Het zorgbaantje van Samsom

TeunColumns & verhalen

Je zou Diederik Samsom maar zijn. Wat een hondenbaan heeft die. Terwijl het toch zo lekker begon. Nadat hij zijn doorzichtige dunne haren had laten kortscheren, zich een strak pak met das had laten aanmeten, tussendoor nog even kon schitteren als kerngeleerde tijdens de Fukushimaramp, pronkte met zijn bijbaantje als straatcoach en zijn drammerige maniertjes ergens heel diep in een la had gestopt, was hij bijna de minister-president van Nederland geworden. In de campagne had hij zich waarlijk premierabel getoond. Vooral dat hij weigerde harde beloftes te doen, we leven nu eenmaal in een coalitieland, maakte indruk. Dat hebben we geweten.

Diederik sloot een coalitie met de VVD, Rutte werd premier en Samsom bleef in de kamer. Dan kon hij de PvdA-lijn bewaken en het sociaaldemocratisch geluid over het Binnenhof laten schallen. Lekker onafhankelijk, op zijn Bolkesteins, maar dan links.

Toen was alles nog goed. Eventjes. Tot het niet meer goed was. In plaats van de linkse lijn te bewaken werd hij hoofdapologeet van het kabinetsbeleid, ook waar dat heel ver van de socialistische gedachte verwijderd was geraakt, wat geregeld voorkwam, terwijl hij tandenknarsend moest toezien dat zijn VVD evenknie in de Tweede kamer Halbe Zijlstra wel geregeld lekker rechts uit de hoek kwam.

De één na de andere PvdA’er stapte uit de fractie, voornamelijk vanwege zijn starre lijn dissideerde een aantal partijgenoten in de Eerste Kamer en kromp de partij in de peilingen tot lilliputterformaat. Wie heeft er dan nog zin om naar zijn werk te gaan?

En dus nam Diederik een bijbaantje. Of liever: hij ging stage lopen. Elke vrijdag, als ik mij niet vergis. Dat straatcoachschap was hem destijds ook zo goed bevallen, lekker tussen de échte en gewone mensen. Kon hij zien voor wie hij het allemaal deed.

Mark Rutte had al dat lerarenbaantje, dus waarom niet de zorg?! Daar was veel over te doen; wat was dat onfortuinlijk hoe in het nieuws kwam dat de moeder van PvdA-staatssecretaris Van Rijn zo slecht werd behandeld in het verpleegtehuis, dus dat was ook politiek reuze interessant. Niet dat het daarom ging.

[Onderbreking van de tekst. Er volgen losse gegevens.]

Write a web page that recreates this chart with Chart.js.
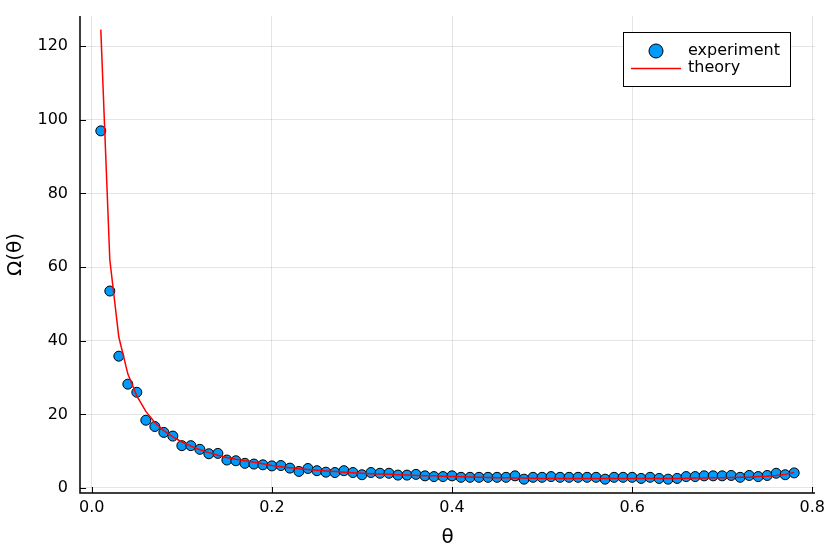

Bij Jinek – Matthijs liet hij voorlopig even links liggen nu die alleen maar over zijn eigen angsten wilde praten – zei hij: ‘Ik mag ook mensen uit het bed tillen en wassen en ik vind het allemaal hartstikke leuk.’ Fijn toch!
En wat bleek? In de zorg was het allemaal puik geregeld! Had hij die stage maar gehad toen die Van Rijnzaak speelde! En ook in de thuiszorg, vertelde hij blij, wordt het alleen maar beter. De mensen krijgen straks, als de nieuwe wet echt in alle gemeenten praktijk is geworden, maatwerk! Hoe fijn is dat!?

De meeste andere verplegers, die het er niet als een leuk baantje bij doen, zijn minder tevreden. En ook dames en heren die van de zorg afhankelijk zijn, ooit de achterban van de PvdA, zijn ongerust, maar wat deert het. Binnenkort heeft Diederik een nieuwe baan nodig. Hij is vast van harte welkom. Tillen en wassen, leuk!